Hashes calculated and saved to dataset_names.csv


In [5]:
import pandas as pd
import os

# File paths
nhf_file = "01_opendata.swiss/NHF.csv"
ohf_file = "01_opendata.swiss/OHF.csv"

# Load NHF file
nhf_df = pd.read_csv(nhf_file)

# Check if OHF file exists
if os.path.exists(ohf_file):
    ohf_df = pd.read_csv(ohf_file)
    
    # Merge NHF with OHF to track all entries
    comparison_df = pd.merge(nhf_df, ohf_df, on="Dataset_Name", how="left", suffixes=('_NHF', '_OHF'))

    # Define status column for NHF-based comparison
    def get_status(row):
        if pd.isna(row["dataset_hash_OHF"]):  # Not found in OHF
            return "new"
        elif row["dataset_hash_NHF"] == row["dataset_hash_OHF"]:  # Exact match
            return "found"
        else:  # Hash is different
            return "changed"

    comparison_df["status"] = comparison_df.apply(get_status, axis=1)
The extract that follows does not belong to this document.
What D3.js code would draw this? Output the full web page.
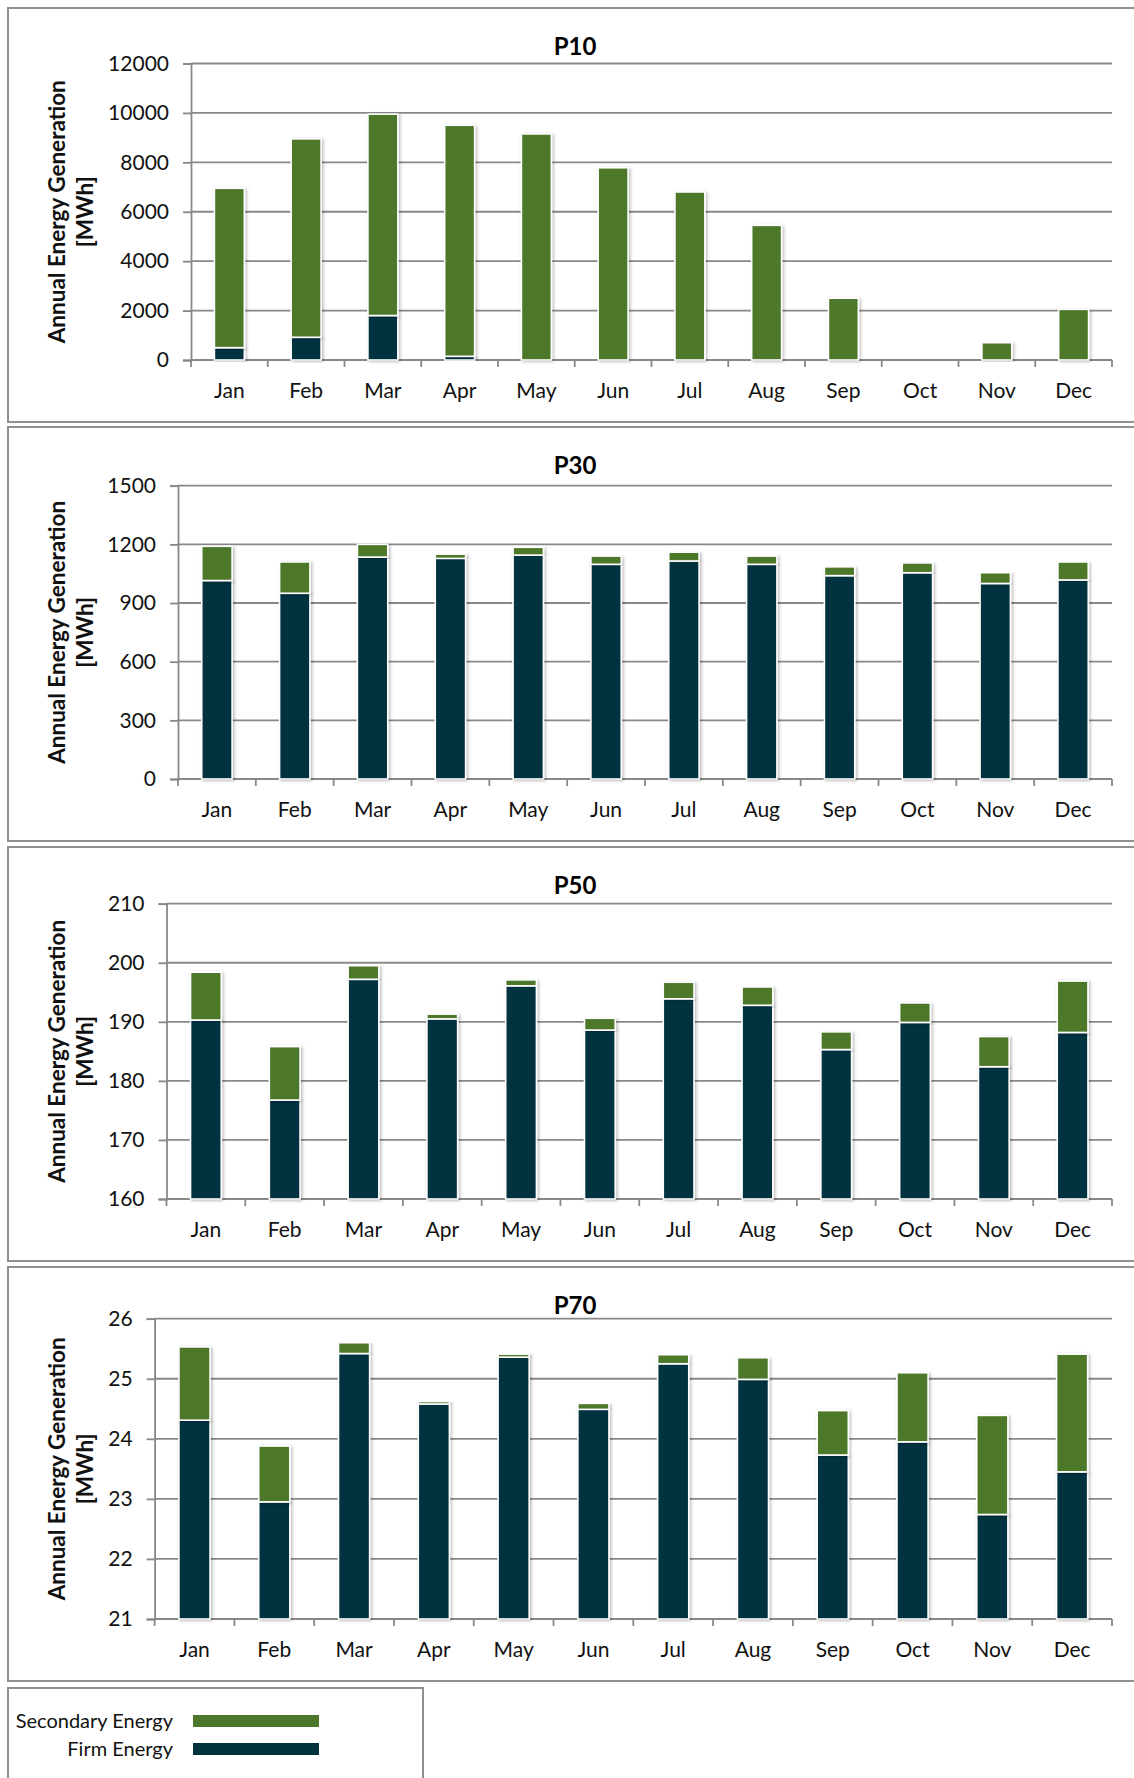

    # Rename column for consistency
    comparison_df.rename(columns={"dataset_hash_NHF": "dataset_hash"}, inplace=True)

    # Drop the OHF hash column
    comparison_df = comparison_df.drop(columns=["dataset_hash_OHF"])

    # Identify entries in OHF that are missing in NHF (i.e., removed)
    removed_df = ohf_df[~ohf_df["Dataset_Name"].isin(nhf_df["Dataset_Name"])].copy()
    removed_df.rename(columns={"dataset_hash": "dataset_hash"}, inplace=True)
    removed_df["status"] = "removed"

    # Select relevant columns for removed_df
    removed_df = removed_df[["Dataset_Name", "dataset_hash", "status"]]

    # Combine both dataframes
    final_df = pd.concat([comparison_df, removed_df], ignore_index=True)
else:
    # If OHF does not exist, mark all datasets as new
    nhf_df["status"] = "new"
    final_df = nhf_df

# Display or save the output
print(final_df)
final_df.to_csv("01_opendata.swiss/comparison_result.csv", index=False)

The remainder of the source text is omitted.